On 2 April 2014 Canonical announced the closure of all of the Ubuntu One file services.

===Spotify===
Spotify users from the UK, France, Norway, Finland, Spain, The Netherlands and Sweden were able to purchase tracks to download (if available) from 7digital in 2009. This was done by right-clicking and selecting the 'Buy From' link. However, Spotify launched their own purchase service during 2011 which replaced 7digital.

===Other===
In October 2014, it was announced that 7digital would work with will.i.am for his new wearable smart device.

In November 2014, 7digital partners Technics launched 'Technics Tracks', a new premium Hi-Resolution audio service.

==7digital.com==
Alongside its B2B digital music services business, 7digital offers music tracks direct to consumers in MQA, MP3 320, 256, M4A, 16-bit and 24-bit FLAC audio.

The 7digital mobile app has been pre-installed on devices through partnerships with Acer, HTC, Samsung, BlackBerry, Pioneer, HP, Dell, and Sonos.

7digital's Indiestore launched in early 2006 and allowed unsigned artists and independent labels create their own digital music download store for free. The Indiestore was discontinued in 2010. 7digital directs independent artists to work with independent aggregators, where they will be able to service their music to a variety of music retailers.

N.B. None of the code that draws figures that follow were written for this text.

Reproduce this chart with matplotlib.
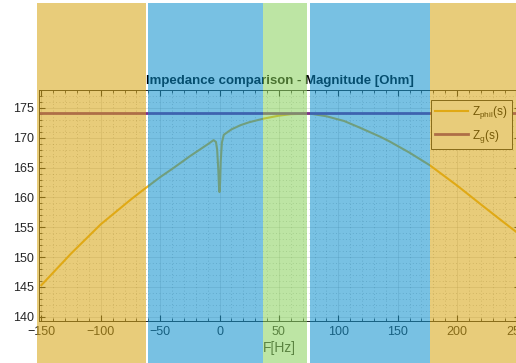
import numpy as np
import matplotlib
matplotlib.use('Agg')
import matplotlib.pyplot as plt
from matplotlib.patches import Rectangle
from matplotlib.ticker import MultipleLocator

plt.rcParams['font.family'] = ['Liberation Sans', 'DejaVu Sans']
plt.rcParams['mathtext.default'] = 'regular'

# values
freq = [-150, -125, -100, -75, -66, -50, -39, -25, -10, -5, -3, -2, -1, -0.5, 0,
        0.5, 1, 2, 3.6, 10, 17.6, 25, 37, 50, 60, 76, 90, 105, 118, 135, 143,
        160, 177, 200, 219, 235, 250]
z_phil = [145.3, 150.6, 155.5, 159.6, 161.0, 163.4, 164.9, 166.9, 168.9, 169.6, 169.3,
          168.0, 164.5, 162.0, 160.9, 162.5, 166.0, 169.2, 170.5, 171.4, 172.1, 172.6,
          173.2, 173.7, 173.95, 174.05, 173.6, 172.8, 171.7, 170.2, 169.4, 167.5,
          165.4, 162.0, 159.0, 156.5, 154.2]
z_g_level = 174.2
xticks = [-150, -100, -50, 0, 50, 100, 150, 200, 250]
yticks = [140, 145, 150, 155, 160, 165, 170, 175]

W, H = 516, 363
fig = plt.figure(figsize=(W / 100, H / 100), dpi=100)
ax = fig.add_axes([39 / W, 1 - 321 / H, 481 / W, 231 / H])

xs = np.array(freq, dtype=float)
ax.plot(xs, z_phil, color=(0.929, 0.694, 0.125), lw=1.5, label='$Z_{phil}(s)$')
ax.plot([-152, 253], [z_g_level, z_g_level], color=(0.494, 0.184, 0.556), lw=2,
        label='$Z_g(s)$')

ax.set_xlim(-152, 253)
ax.set_ylim(139.3, 178)
ax.set_xticks(xticks)
ax.set_yticks(yticks)
ax.xaxis.set_minor_locator(MultipleLocator(10))
ax.yaxis.set_minor_locator(MultipleLocator(1))
ax.grid(True, which='major', color=(0.15, 0.15, 0.15), alpha=0.15, lw=0.6)
ax.grid(True, which='minor', color=(0.15, 0.15, 0.15), alpha=0.3, lw=0.6,
        linestyle=(0, (1, 3)))
ax.tick_params(which='both', direction='in', top=True, right=True,
               colors=(0.15, 0.15, 0.15), labelsize=9)
ax.tick_params(which='major', length=4)
ax.tick_params(which='minor', length=2)
for s in ax.spines.values():
    s.set_color((0.15, 0.15, 0.15))
    s.set_linewidth(0.7)

ax.set_title('Impedance comparison - Magnitude [Ohm]', fontsize=9.5,
             fontweight='bold', pad=4)
ax.set_xlabel('F[Hz]', fontsize=10, color=(0.15, 0.15, 0.15), labelpad=2)

leg = ax.legend(loc='upper right', bbox_to_anchor=((512 - 39) / 481, 1 - 10 / 231),
                borderaxespad=0, fontsize=8.5, handlelength=2.8, handletextpad=0.4,
                fancybox=False, framealpha=1, edgecolor=(0.15, 0.15, 0.15),
                borderpad=0.35, labelspacing=0.55)
leg.get_frame().set_linewidth(0.7)

# translucent bands laid over the whole figure
a = 0.55
bands = [(37, 146, (0.84, 0.64, 0.05)),
         (148, 263, (0.04, 0.56, 0.80)),
         (263, 307, (0.53, 0.82, 0.35)),
         (310, 430, (0.04, 0.56, 0.80)),
         (430, 516, (0.84, 0.64, 0.05))]
for x0, x1, c in bands:
    fig.add_artist(Rectangle((x0 / W, 0), (x1 - x0) / W, 1 - 3 / H,
                             transform=fig.transFigure, facecolor=c, alpha=a,
                             edgecolor='none', zorder=10))

fig.savefig('out.png', dpi=100)
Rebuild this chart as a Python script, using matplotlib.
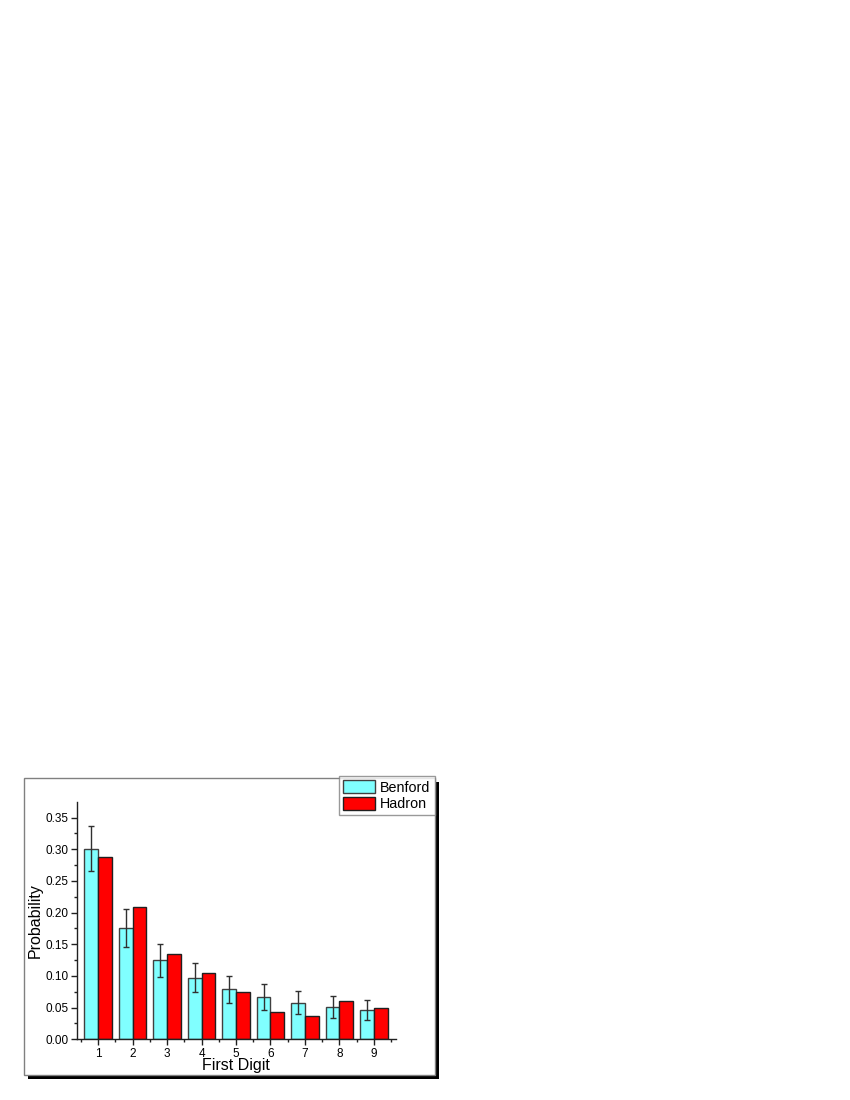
import numpy as np
import matplotlib
matplotlib.use("Agg")
import matplotlib.pyplot as plt
from matplotlib.patches import Rectangle
from matplotlib.ticker import MultipleLocator, FormatStrFormatter

plt.rcParams['font.family'] = ['Liberation Sans', 'DejaVu Sans']

# Data
digits = [1, 2, 3, 4, 5, 6, 7, 8, 9]
benford = [0.301, 0.176, 0.125, 0.097, 0.079, 0.067, 0.058, 0.051, 0.046]
benford_err = [0.035, 0.030, 0.026, 0.023, 0.021, 0.020, 0.018, 0.017, 0.016]
hadron = [0.288, 0.209, 0.135, 0.104, 0.074, 0.043, 0.037, 0.061, 0.049]

W, H = 850, 1100
fig = plt.figure(figsize=(8.5, 11), dpi=100)

# Frame with drop shadow
def px_rect(x0, y0, x1, y1, **kw):
    return Rectangle((x0 / W, 1 - y1 / H), (x1 - x0) / W, (y1 - y0) / H,
                     transform=fig.transFigure, **kw)

fig.patches.append(px_rect(27.5, 782, 439, 1078.5, facecolor='black',
                           edgecolor='none', zorder=0))
fig.patches.append(px_rect(23.5, 778, 435, 1074.5, facecolor='white',
                           edgecolor='#808080', linewidth=1, zorder=1))

ax = fig.add_axes([76.7 / W, 1 - 1039.3 / H, (396 - 76.7) / W, (1039.3 - 802.3) / H])
ax.set_zorder(2)
ax.patch.set_alpha(0)

x = np.array(digits)
bw = 0.4
ax.bar(x - bw / 2, benford, bw, color='#80FFFF', edgecolor='#404040',
       linewidth=1, label='Benford')
ax.bar(x + bw / 2, hadron, bw, color='#FF0000', edgecolor='#202020',
       linewidth=1, label='Hadron')
ax.errorbar(x - bw / 2, benford, yerr=benford_err, fmt='none',
            ecolor='#303030', elinewidth=1, capsize=2.5, capthick=1)

ax.set_xlim(0.38, 9.64)
ax.set_ylim(0, 0.374)
ax.yaxis.set_major_locator(MultipleLocator(0.05))
ax.yaxis.set_minor_locator(MultipleLocator(0.025))
ax.yaxis.set_major_formatter(FormatStrFormatter('%.2f'))
ax.set_xticks(digits)
ax.xaxis.set_minor_locator(MultipleLocator(1.0, offset=0.5))

for s in ['top', 'right']:
    ax.spines[s].set_visible(False)
for s in ['left', 'bottom']:
    ax.spines[s].set_color('#202020')
    ax.spines[s].set_linewidth(1)

ax.tick_params(which='major', direction='out', length=4, width=1,
               labelsize=8.5, color='#202020', pad=2)
ax.tick_params(which='minor', direction='out', length=2, width=1,
               color='#202020')

ax.set_xlabel('First Digit', fontsize=11.5, labelpad=-1)
ax.set_ylabel('Probability', fontsize=11.5, labelpad=2)

leg = fig.legend(loc='upper right', bbox_to_anchor=(435 / W, 1 - 776 / H),
                 fontsize=10.3, frameon=True, fancybox=False,
                 handlelength=2.2, handleheight=1.0, handletextpad=0.4,
                 borderpad=0.3, labelspacing=0.15, borderaxespad=0)
leg.get_frame().set_edgecolor('#808080')
leg.get_frame().set_linewidth(1)
leg.set_zorder(5)

fig.savefig('out.png', dpi=100)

In December 2014, 7digital became the first music platform to adopt Meridian Audio's high-quality MQA format for streaming/downloads.

===Geographical availability===
As of July 2015, 7digital operated in 82 countries. On May 19, 2017, 7digital announced the sudden closure of its EU store, though it continued to have stores for some individual European nations. As of 2023, the service is still available in 20 countries.